Der Solddienst war ein einträgliches Geschäft, an dem die Eliten der Eidgenossenschaft in Stadt und Land zäh festhielten, selbst als im letzten Drittel des 16. Jahrhunderts das Ansehen dieses Schweizer Erwerbszweigs erheblich sank und die Kritik am Geschäft mit den Soldknechten zunahm. Das Bild von der Fleischbank, auf der die Soldknechte wie die geschlachteten Tiere verkauft würden, wurde häufig gebraucht, von Humanisten, von Reformatoren, allen voran von Zwingli. Die großen Gewinner, Söldnerunternehmer und Schweizer Eliten, waren die Metzger, Schinder und Abdecker im heftig geführten öffentlichen Diskurs um Menschenhandel und Menschenverkauf.
Letztlich bewirkten Kritik und Protest ebenso wenig wie die Pensionenunruhen rund um die Niederlage von Marignano am Anfang des 16. Jahrhunderts. Hitz führt das beispielhaft an Luzern vor: Die hohen Pensionen als Teil der Soldbündnisse mit den auswärtigen Kriegsherren, die Zahlungen der Kriegsherren mit ihren hohen Zinsen und die Abhängigkeit von diesen Herren durch Guthaben ließen die Schweizer Eliten trotz aller Widerstände fest auf das Soldgeschäft setzen. Dabei ist auch die Motivation der Soldknechte zu berücksichtigen. Neben den bekannten Push- und Pullfaktoren des europäischen Söldnerwesens wie Hoffnung auf guten Verdienst und Beute, wirtschaftliche Not und Armut, Überbevölkerung und schlechte Produktionsbedingungen kommt in der Eidgenossenschaft, je weiter das 16. Jahrhundert voranschritt, ein sehr wichtiger Faktor hinzu: Solddienst war "eine legitime Form der Arbeitsmigration mit erhöhtem Risiko - sowohl in Bezug auf körperliche Unversehrtheit wie auch auf die Bezahlung" (362).

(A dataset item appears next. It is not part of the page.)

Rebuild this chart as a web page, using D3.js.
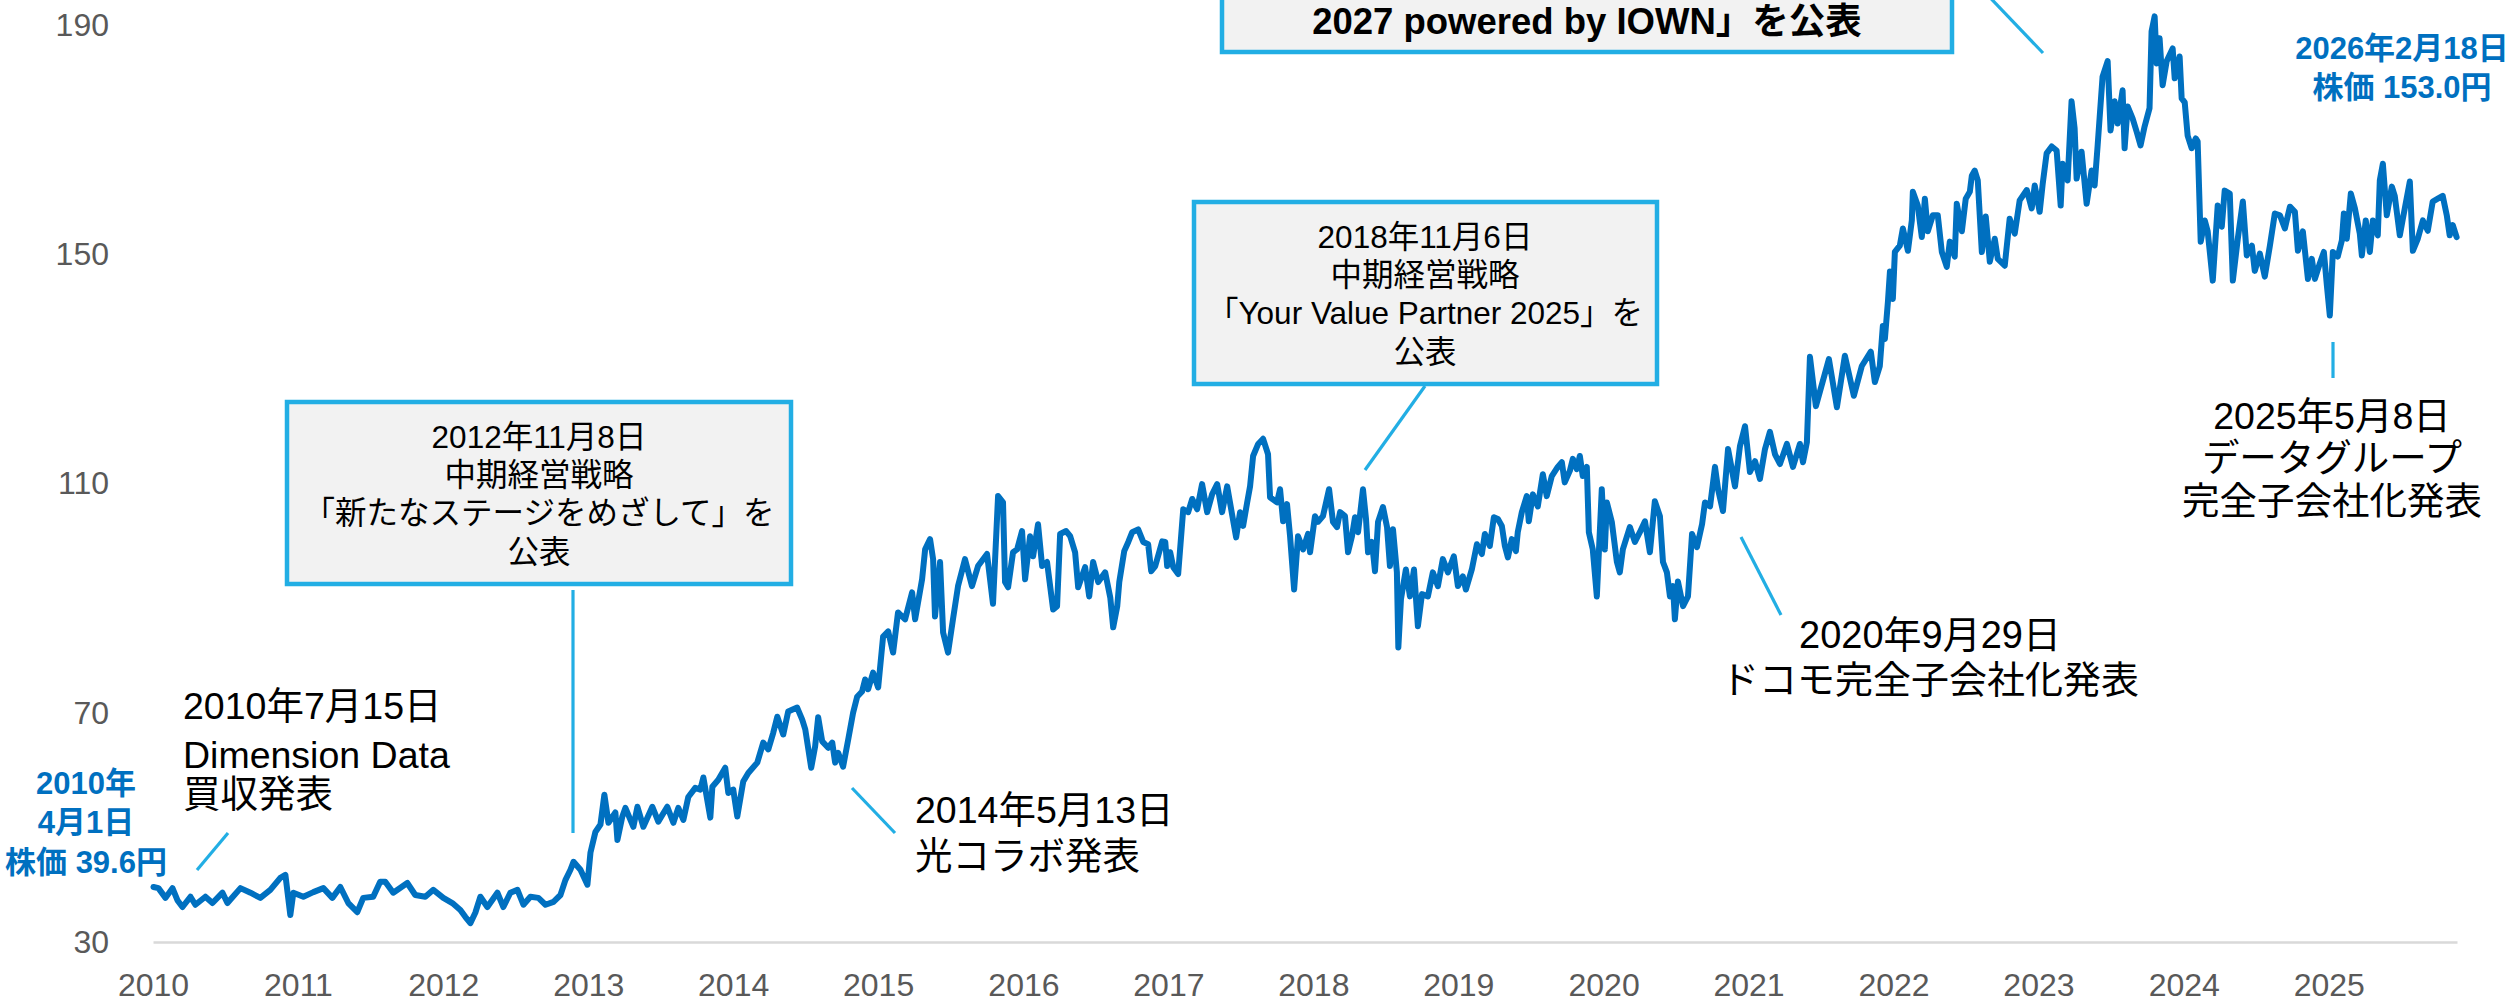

Benjamin Hitz hat eine sorgfältig recherchierte Untersuchung, vor allem auf der Basis Luzerner Quellen (Ratsprotokolle, Gerichtsakten, Briefe der Hauptleute), vorgelegt - Alltags- und Sozialgeschichte, wie man sie sich schon lange gewünscht hat. Etwas befremdlich ist in einigen Passagen die wie selbstverständlich praktizierte begriffliche Gleichsetzung von Söldner und Soldat (66, 90, 116, 194 f., 361), problematisch zumindest für das 16. Jahrhundert! Auch mit dem Offiziersbegriff wäre da eher vorsichtig umzugehen (zutreffender: Haupt- bzw. Amtleute). Inwieweit die Quellenbasis des katholischen Orts Luzern für die gesamte Eidgenossenschaft trägt, müssen zukünftige Forschungen ergeben.
Anmerkung:
[1] Vgl. dazu neuerdings Stefan Xenakis: Gewalt und Gemeinschaft. Kriegsknechte um 1500 (Krieg in der Geschichte; 90), Paderborn 2015, 135-138.